[Data segment]
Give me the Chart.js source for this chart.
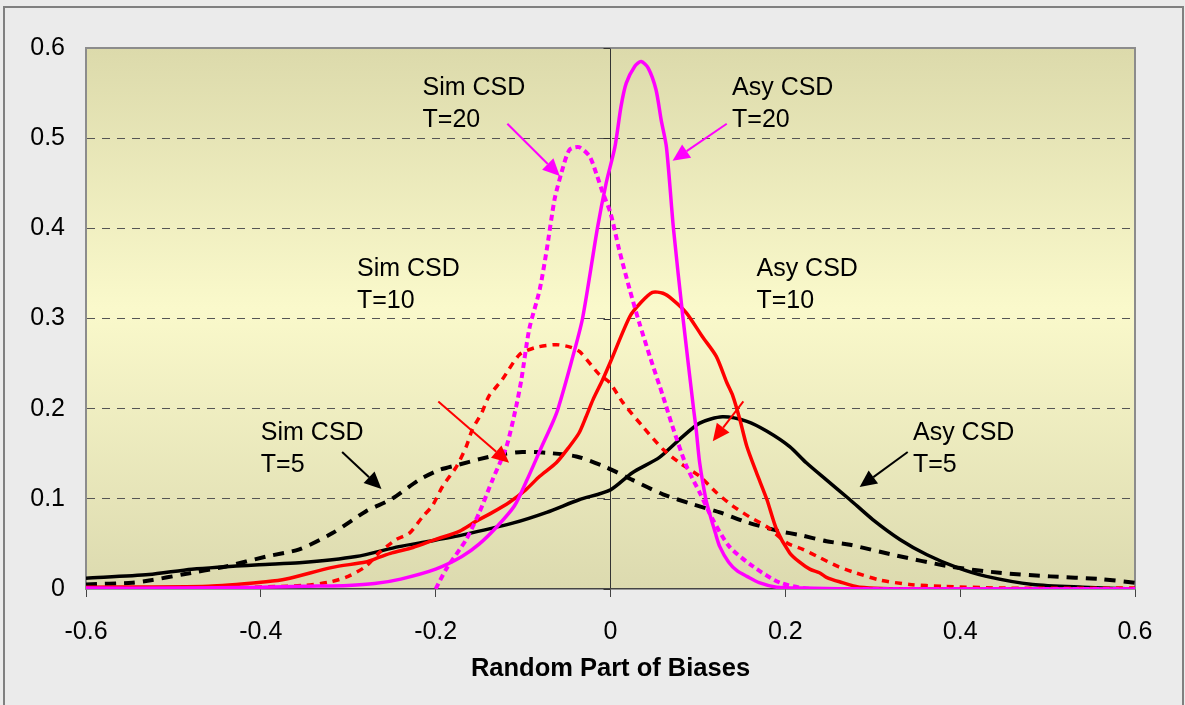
<!DOCTYPE html>
<html>
<head>
<meta charset="utf-8">
<script src="https://cdn.jsdelivr.net/npm/chart.js@4.4.1/dist/chart.umd.min.js"></script>
<style>
	body { margin: 0; background: #ebebeb; }
	#wrap { width: 1185px; height: 705px; }
</style>
</head>
<body>
<div id="wrap"><canvas id="chart" width="1185" height="705"></canvas></div>
<script>
// x ticks / y ticks
let xTicks = [-0.6, -0.4, -0.2, 0, 0.2, 0.4, 0.6]
let yTicks = [0, 0.1, 0.2, 0.3, 0.4, 0.5, 0.6]

// Asy CSD T=20 (magenta solid)
let asy20X = [-0.6, -0.5, -0.4, -0.35, -0.3, -0.27, -0.24, -0.2, -0.17, -0.15, -0.13, -0.11, -0.096, -0.08, -0.066, -0.06, -0.045, -0.032, -0.015, -0.005, 0.005, 0.012, 0.018, 0.028, 0.035, 0.043, 0.052, 0.058, 0.064, 0.072, 0.083, 0.095, 0.098, 0.102, 0.109, 0.113, 0.12, 0.125, 0.135, 0.145, 0.156, 0.17, 0.19, 0.22, 0.3, 0.45, 0.6]
let asy20Y = [0.001, 0.001, 0.002, 0.003, 0.004, 0.006, 0.011, 0.022, 0.036, 0.05, 0.069, 0.092, 0.12, 0.155, 0.185, 0.2, 0.251, 0.3, 0.4, 0.45, 0.49, 0.535, 0.561, 0.58, 0.585, 0.578, 0.554, 0.52, 0.49, 0.4, 0.3, 0.2, 0.177, 0.14, 0.1, 0.085, 0.062, 0.047, 0.03, 0.02, 0.014, 0.007, 0.002, 0.001, 0, 0, 0]

// Sim CSD T=20 (magenta dotted)
let sim20X = [-0.2, -0.188, -0.165, -0.15, -0.135, -0.119, -0.108, -0.102, -0.093, -0.081, -0.073, -0.064, -0.056, -0.047, -0.036, -0.024, -0.016, -0.009, 0, 0.01, 0.022, 0.033, 0.045, 0.06, 0.071, 0.087, 0.102, 0.117, 0.136, 0.163, 0.194, 0.23, 0.4, 0.6]
let sim20Y = [0, 0.022, 0.055, 0.085, 0.121, 0.158, 0.202, 0.232, 0.288, 0.332, 0.376, 0.432, 0.462, 0.487, 0.49, 0.48, 0.46, 0.44, 0.417, 0.376, 0.332, 0.295, 0.258, 0.214, 0.18, 0.136, 0.107, 0.077, 0.047, 0.025, 0.007, 0, 0, 0]

// Asy CSD T=10 (red solid)
let asy10X = [-0.6, -0.46, -0.394, -0.371, -0.318, -0.28, -0.265, -0.25, -0.226, -0.2, -0.173, -0.154, -0.135, -0.116, -0.097, -0.081, -0.062, -0.047, -0.036, -0.028, -0.02, -0.009, 0, 0.022, 0.035, 0.048, 0.06, 0.071, 0.087, 0.105, 0.121, 0.133, 0.14, 0.148, 0.156, 0.167, 0.179, 0.19, 0.205, 0.216, 0.228, 0.239, 0.247, 0.262, 0.285, 0.35, 0.6]
let asy10Y = [0.002, 0.003, 0.008, 0.011, 0.024, 0.03, 0.035, 0.04, 0.046, 0.055, 0.064, 0.075, 0.085, 0.096, 0.11, 0.125, 0.14, 0.158, 0.173, 0.191, 0.21, 0.232, 0.252, 0.302, 0.318, 0.329, 0.328, 0.321, 0.306, 0.28, 0.258, 0.229, 0.214, 0.188, 0.158, 0.129, 0.099, 0.066, 0.04, 0.03, 0.022, 0.018, 0.013, 0.008, 0.002, 0, 0]

// Sim CSD T=10 (red dotted)
let sim10X = [-0.6, -0.45, -0.35, -0.32, -0.3, -0.28, -0.265, -0.245, -0.23, -0.215, -0.204, -0.192, -0.176, -0.165, -0.158, -0.147, -0.139, -0.124, -0.104, -0.085, -0.062, -0.045, -0.035, -0.013, -0.001, 0.014, 0.037, 0.06, 0.079, 0.102, 0.121, 0.14, 0.159, 0.179, 0.202, 0.22, 0.239, 0.26, 0.277, 0.308, 0.342, 0.38, 0.45, 0.6]
let sim10Y = [0, 0.001, 0.004, 0.008, 0.014, 0.025, 0.04, 0.055, 0.062, 0.08, 0.092, 0.114, 0.136, 0.158, 0.177, 0.196, 0.214, 0.232, 0.26, 0.268, 0.271, 0.268, 0.263, 0.238, 0.229, 0.207, 0.18, 0.155, 0.14, 0.125, 0.107, 0.092, 0.08, 0.069, 0.051, 0.044, 0.035, 0.025, 0.019, 0.01, 0.005, 0.003, 0.001, 0.001]

// Asy CSD T=5 (black solid)
let asy5X = [-0.6, -0.528, -0.479, -0.402, -0.356, -0.291, -0.242, -0.207, -0.169, -0.112, -0.073, -0.036, 0, 0.025, 0.056, 0.079, 0.102, 0.128, 0.156, 0.179, 0.205, 0.224, 0.247, 0.274, 0.3, 0.331, 0.362, 0.396, 0.43, 0.483, 0.54, 0.6]
let asy5Y = [0.012, 0.016, 0.022, 0.027, 0.029, 0.036, 0.047, 0.053, 0.06, 0.073, 0.085, 0.099, 0.11, 0.129, 0.146, 0.166, 0.184, 0.191, 0.186, 0.175, 0.158, 0.14, 0.121, 0.099, 0.077, 0.055, 0.038, 0.024, 0.014, 0.005, 0.002, 0]

// Sim CSD T=5 (black dashed)
let sim5X = [-0.6, -0.547, -0.524, -0.49, -0.44, -0.394, -0.356, -0.318, -0.28, -0.25, -0.219, -0.196, -0.173, -0.15, -0.127, -0.101, -0.073, -0.039, -0.005, 0.025, 0.06, 0.094, 0.125, 0.156, 0.194, 0.216, 0.247, 0.274, 0.323, 0.388, 0.445, 0.503, 0.56, 0.6]
let sim5Y = [0.005, 0.007, 0.01, 0.016, 0.025, 0.036, 0.044, 0.062, 0.086, 0.1, 0.121, 0.132, 0.138, 0.144, 0.149, 0.152, 0.151, 0.147, 0.135, 0.121, 0.105, 0.094, 0.085, 0.074, 0.064, 0.06, 0.053, 0.049, 0.038, 0.025, 0.018, 0.014, 0.011, 0.007]

// annotations: text lines, text anchor and arrow (data units)
let notes = [
	{ text: ["Sim CSD", "T=20"], at: [-0.215, 0.555], from: [-0.118, 0.516], to: [-0.058, 0.458], color: "#ff00ff" },
	{ text: ["Asy CSD", "T=20"], at: [0.139, 0.555], from: [0.133, 0.516], to: [0.071, 0.475], color: "#ff00ff" },
	{ text: ["Sim CSD", "T=10"], at: [-0.290, 0.355], from: [-0.197, 0.208], to: [-0.116, 0.14], color: "#ff0000" },
	{ text: ["Asy CSD", "T=10"], at: [0.167, 0.355], from: [0.152, 0.208], to: [0.117, 0.164], color: "#ff0000" },
	{ text: ["Sim CSD", "T=5"], at: [-0.400, 0.173], from: [-0.307, 0.152], to: [-0.262, 0.111], color: "#000000" },
	{ text: ["Asy CSD", "T=5"], at: [0.346, 0.173], from: [0.340, 0.152], to: [0.285, 0.113], color: "#000000" },
]

function toPoints(xs, ys) {
	let pts = []
	for (let i = 0; i < xs.length; i++) { pts.push({ x: xs[i], y: ys[i] }) }
	return pts
}

function makeSet(label, xs, ys, color, width, dash) {
	return {
		label: label,
		data: toPoints(xs, ys),
		borderColor: color,
		borderWidth: width,
		borderDash: dash,
		borderCapStyle: "butt",
		pointRadius: 0,
		tension: 0.25,
		fill: false,
	}
}

const FONT = "'Liberation Sans', Arial, sans-serif"

const backgroundPlugin = {
	id: "bg",
	beforeDraw(chart) {
		const { ctx, chartArea } = chart
		ctx.save()
		ctx.fillStyle = "#ebebeb"
		ctx.fillRect(0, 0, chart.width, chart.height)
		ctx.strokeStyle = "#808080"
		ctx.lineWidth = 2
		ctx.strokeRect(4, 7, 1179, 705)

		let g = ctx.createLinearGradient(0, chartArea.top, 0, chartArea.bottom)
		g.addColorStop(0, "#dcdaab")
		g.addColorStop(0.48, "#faf9cb")
		g.addColorStop(1, "#dcdaaf")
		ctx.fillStyle = g
		ctx.fillRect(chartArea.left, chartArea.top, chartArea.right - chartArea.left, chartArea.bottom - chartArea.top)
		ctx.restore()
	},
	beforeDatasetsDraw(chart) {
		const { ctx, chartArea, scales } = chart
		ctx.save()
		// top and right border of the plot
		ctx.strokeStyle = "#8c8c8c"
		ctx.lineWidth = 2
		ctx.beginPath()
		ctx.moveTo(chartArea.left, chartArea.top)
		ctx.lineTo(chartArea.right, chartArea.top)
		ctx.lineTo(chartArea.right, chartArea.bottom)
		ctx.stroke()
		// small ticks on the zero line
		let x0 = scales.x.getPixelForValue(0)
		ctx.strokeStyle = "#333"
		ctx.lineWidth = 1
		for (let i = 0; i < yTicks.length; i++) {
			let y = Math.round(scales.y.getPixelForValue(yTicks[i])) + 0.5
			ctx.beginPath()
			ctx.moveTo(x0 - 7, y)
			ctx.lineTo(x0, y)
			ctx.stroke()
		}
		ctx.restore()
	},
	afterDatasetsDraw(chart) {
		const { ctx, scales } = chart
		ctx.save()
		ctx.font = "25px " + FONT
		ctx.textBaseline = "middle"
		ctx.textAlign = "left"
		for (let n of notes) {
			let tx = scales.x.getPixelForValue(n.at[0])
			let ty = scales.y.getPixelForValue(n.at[1])
			ctx.fillStyle = "#000"
			ctx.fillText(n.text[0], tx, ty)
			ctx.fillText(n.text[1], tx, ty + 32)

			let x1 = scales.x.getPixelForValue(n.from[0]), y1 = scales.y.getPixelForValue(n.from[1])
			let x2 = scales.x.getPixelForValue(n.to[0]), y2 = scales.y.getPixelForValue(n.to[1])
			let ang = Math.atan2(y2 - y1, x2 - x1)
			let len = 17, half = 8
			let bx = x2 - len * Math.cos(ang), by = y2 - len * Math.sin(ang)
			ctx.strokeStyle = n.color
			ctx.fillStyle = n.color
			ctx.lineWidth = 2
			ctx.beginPath()
			ctx.moveTo(x1, y1)
			ctx.lineTo(bx, by)
			ctx.stroke()
			ctx.beginPath()
			ctx.moveTo(x2, y2)
			ctx.lineTo(bx + half * Math.sin(ang), by - half * Math.cos(ang))
			ctx.lineTo(bx - half * Math.sin(ang), by + half * Math.cos(ang))
			ctx.closePath()
			ctx.fill()
		}
		ctx.restore()
	}
}

new Chart(document.getElementById("chart"), {
	type: "scatter",
	data: {
		datasets: [
			makeSet("Asy CSD T=20", asy20X, asy20Y, "#ff00ff", 3.5, []),
			makeSet("Sim CSD T=20", sim20X, sim20Y, "#ff00ff", 4, [6, 4]),
			makeSet("Asy CSD T=10", asy10X, asy10Y, "#ff0000", 3.5, []),
			makeSet("Sim CSD T=10", sim10X, sim10Y, "#ff0000", 3.5, [7, 6]),
			makeSet("Asy CSD T=5", asy5X, asy5Y, "#000000", 3.5, []),
			makeSet("Sim CSD T=5", sim5X, sim5Y, "#000000", 4, [11, 8]),
		]
	},
	options: {
		responsive: false,
		animation: false,
		showLine: true,
		layout: { padding: { top: 48, right: 50, left: 0, bottom: 0 } },
		plugins: {
			legend: { display: false },
			tooltip: { enabled: false },
		},
		scales: {
			x: {
				type: "linear",
				min: -0.6,
				max: 0.6,
				afterBuildTicks: (s) => { s.ticks = xTicks.map((v) => ({ value: v })) },
				afterFit: (s) => { s.height = 116 },
				ticks: {
					color: "#000",
					font: { family: FONT, size: 25 },
					padding: 20,
					maxRotation: 0,
					callback: (v) => (v === 0 ? "0" : String(Math.round(v * 10) / 10)),
				},
				grid: {
					color: (c) => (c.tick && c.tick.value === 0 ? "#333" : "rgba(0,0,0,0)"),
					lineWidth: 1,
					tickColor: "#444",
					tickLength: 8,
				},
				border: { display: true, color: "#444", width: 1.5 },
				title: {
					display: true,
					text: "Random Part of Biases",
					color: "#000",
					font: { family: FONT, size: 25.5, weight: "bold" },
					padding: { top: 0, bottom: 21 },
				},
			},
			y: {
				type: "linear",
				min: 0,
				max: 0.6,
				afterBuildTicks: (s) => { s.ticks = yTicks.map((v) => ({ value: v })) },
				afterFit: (s) => { s.width = 86 },
				ticks: {
					color: "#000",
					font: { family: FONT, size: 25 },
					padding: 21,
					callback: (v) => (v === 0 ? "0" : String(Math.round(v * 10) / 10)),
				},
				grid: {
					color: (c) => (c.tick && (c.tick.value === 0 || c.tick.value === 0.6) ? "rgba(0,0,0,0)" : "#555"),
					lineWidth: 1,
					drawTicks: false,
				},
				border: { display: true, color: "#8c8c8c", width: 2, dash: [8, 7] },
			}
		}
	},
	plugins: [backgroundPlugin]
});
</script>
</body>
</html>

[Goal] Extract the lines exactly, please: the first line of the listing, the line with "let yTicks = [0, 0.1, 0.2, 0.3, 0.4, 0.5, 0.6]", and every line between them, but no pictures.

[Full solution]
Give me the Chart.js source for this chart.
<!DOCTYPE html>
<html>
<head>
<meta charset="utf-8">
<script src="https://cdn.jsdelivr.net/npm/chart.js@4.4.1/dist/chart.umd.min.js"></script>
<style>
	body { margin: 0; background: #ebebeb; }
	#wrap { width: 1185px; height: 705px; }
</style>
</head>
<body>
<div id="wrap"><canvas id="chart" width="1185" height="705"></canvas></div>
<script>
// x ticks / y ticks
let xTicks = [-0.6, -0.4, -0.2, 0, 0.2, 0.4, 0.6]
let yTicks = [0, 0.1, 0.2, 0.3, 0.4, 0.5, 0.6]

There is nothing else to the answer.